Como geralmente é expressão referente a um edifício histórico importante, escreve-se com maiúsculas iniciais: Paços do Concelho. Se a expressão for modificada por antigos (ou outro adjetivo), não se impõe que este comece por maiúscula, embora possa acontecer que a expressão assim adjetivada se torne o nome por que se identifica determinado edifício monumental1.

Note-se, porém, que a locução nominal «paços do concelho», que significa «edifício onde reúne a vereação e onde funcionam os respetivos serviços administrativos» (dicionário da Academia das Ciências de Lisboa), também se regista com minúsculas iniciais, como denominação de qualquer edifício com as referidas funções.

 

1 Rebelo Gonçalves, no seu Vocabulário da Língua Portuguesa (1966), regista Paços do Concelho, com maiúscula inicial. Este autor já tinha antes feito o mesmo registo no Tratado de Ortografia da Língua Portuguesa (1947,p. 331/332), incluindo a expressão entre outras que se grafam com maiúsculas iniciais por constituírem «designações de edifícios ou parte deles, de construções arquitectónicas diversas, de moradias, de propriedades rústicas, ou em quaisquer designações similares dessas».

Pergunta:

A minha questão tem a ver com a utilização do hífen na grafia anterior ao Acordo Ortográfico de 1990, ou seja, com as regras aplicáveis na vigência do acordo de 1945, ou decorrentes do mesmo ou porque já existiam anteriormente.

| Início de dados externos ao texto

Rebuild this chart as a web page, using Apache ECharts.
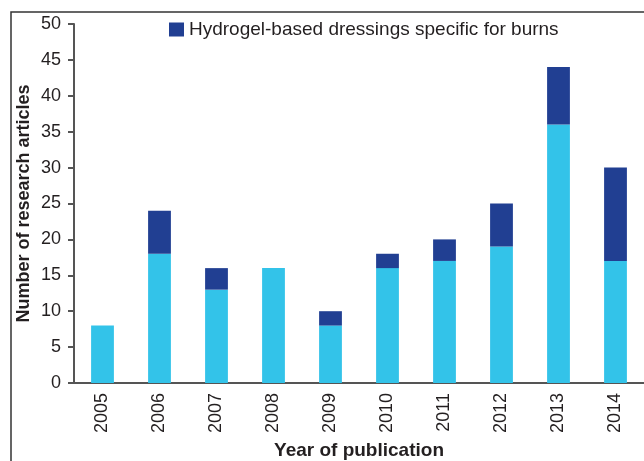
<!DOCTYPE html>
<html><head><meta charset="utf-8">
<script src="https://cdn.jsdelivr.net/npm/echarts@6/dist/echarts.min.js"></script>
<style>html,body{margin:0;padding:0;background:#fff}#c{width:644px;height:461px}</style>
</head><body><div id="c"></div>
<script>
const years = ['2005','2006','2007','2008','2009','2010','2011','2012','2013','2014'];
const generalHydrogel = [8, 18, 13, 16, 8, 16, 17, 19, 36, 17];
const burnSpecific = [0, 6, 3, 0, 2, 2, 3, 6, 8, 13];
const yTicks = {min: 0, max: 50, interval: 5};

const chart = echarts.init(document.getElementById('c'));
const axisCol = '#555555';
const txtCol = '#231f20';
const font = 'Liberation Sans, Arial, Helvetica, sans-serif';
chart.setOption({
  animation: false,
  graphic: [{type: 'rect', shape: {x: 11, y: 12, width: 800, height: 600}, style: {fill: 'none', stroke: '#333', lineWidth: 1.5}, z: 0}],
  legend: {
    data: [{name: 'Hydrogel-based dressings specific for burns', icon: 'rect'}],
    top: 15, left: 164,
    itemWidth: 15, itemHeight: 14, itemGap: 6,
    textStyle: {fontSize: 19, color: txtCol, fontFamily: font}
  },
  grid: {left: 74, right: 0, top: 24, bottom: 78, containLabel: false, outerBoundsMode: 'none'},
  xAxis: {
    type: 'category', data: years,
    name: 'Year of publication', nameLocation: 'middle', nameGap: 58, nameMoveOverlap: false,
    nameTextStyle: {fontSize: 19, fontWeight: 'bold', color: txtCol, fontFamily: font},
    axisLine: {lineStyle: {color: axisCol, width: 2}},
    axisTick: {length: 6, lineStyle: {color: axisCol, width: 2}},
    axisLabel: {rotate: 90, margin: 10, fontSize: 18, color: txtCol, fontFamily: font}
  },
  yAxis: {
    type: 'value', min: yTicks.min, max: yTicks.max, interval: yTicks.interval,
    name: 'Number of research articles', nameLocation: 'middle', nameGap: 41, nameMoveOverlap: false,
    nameTextStyle: {fontSize: 18, fontWeight: 'bold', color: txtCol, fontFamily: font},
    axisLine: {show: true, lineStyle: {color: axisCol, width: 2}},
    axisTick: {show: true, length: 6, lineStyle: {color: axisCol, width: 2}},
    splitLine: {show: false},
    axisLabel: {margin: 13, fontSize: 18, color: txtCol, fontFamily: font}
  },
  series: [
    {name: 'Hydrogel-based dressings', type: 'bar', stack: 'a', data: generalHydrogel, barWidth: '40%', itemStyle: {color: '#33c3e9'}},
    {name: 'Hydrogel-based dressings specific for burns', type: 'bar', stack: 'a', data: burnSpecific, barWidth: '40%', itemStyle: {color: '#213f92'}}
  ]
});
</script></body></html>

Sei que o prefixo semi, escrito com esta grafia só era precedido de hífen se as palavras principiais começassem por h, i, r ou s. E quanto ao prefixo tele?

Com o acordo de 1990, nos últimos dois casos não existe hífen, e o r e o s são dobrados. Mas como era anteriormente? Aplicam-se as regras do prefixo semi? Um texto que não segue o acordo deve escrever, por exemplo "tele-radiestesia" e "tele-receptor"?

Já encontrei vários artigos vossos, mas todos eles se centravam na perspectiva do acordo de 1990. 

Obrigado.

Resposta:

No contexto da anterior norma – o chamado acordo de 1945 –, o prefixo tele agregava-se ao elemento seguinte sem hífen, com duplicação de r e s (telerradigrafia, telessismógrafo) e eventuais supressão de h e elisão vocálica (casos estes que não se documentam nas fontes relativas à referida norma).

Refira-se que, no Tratado de Ortografia da Língua Portuguesa (1947, pp. 252/253), de Rebelo Gonçalves, a forma tele- figurava classificada como prefixo que nunca se escreve seguido de hífen, portanto entre os prefixos que se uniam completamente aos elementos imediatos. A mesma fonte acrescentava em nota (ibidem,n. 8):

«Com esta união, ou os elementos posteriores aos prefixos ficam intactos, ou se dão alterações interiores: supressão do h, duplicação do r ou s, etc.

Preveja-se também [...] o caso de um prefixo não aparecer  na forma plena, por terminar em vogal e esta se elidir ante uma vogal do elemento imediato: endartrite [endo- + artrite],etc.»

Atualmente, a escrita de derivados com o prefixo tele- está sujeita à Base XVI, 1, do Acordo Ortográfico da Língua Portuguesa.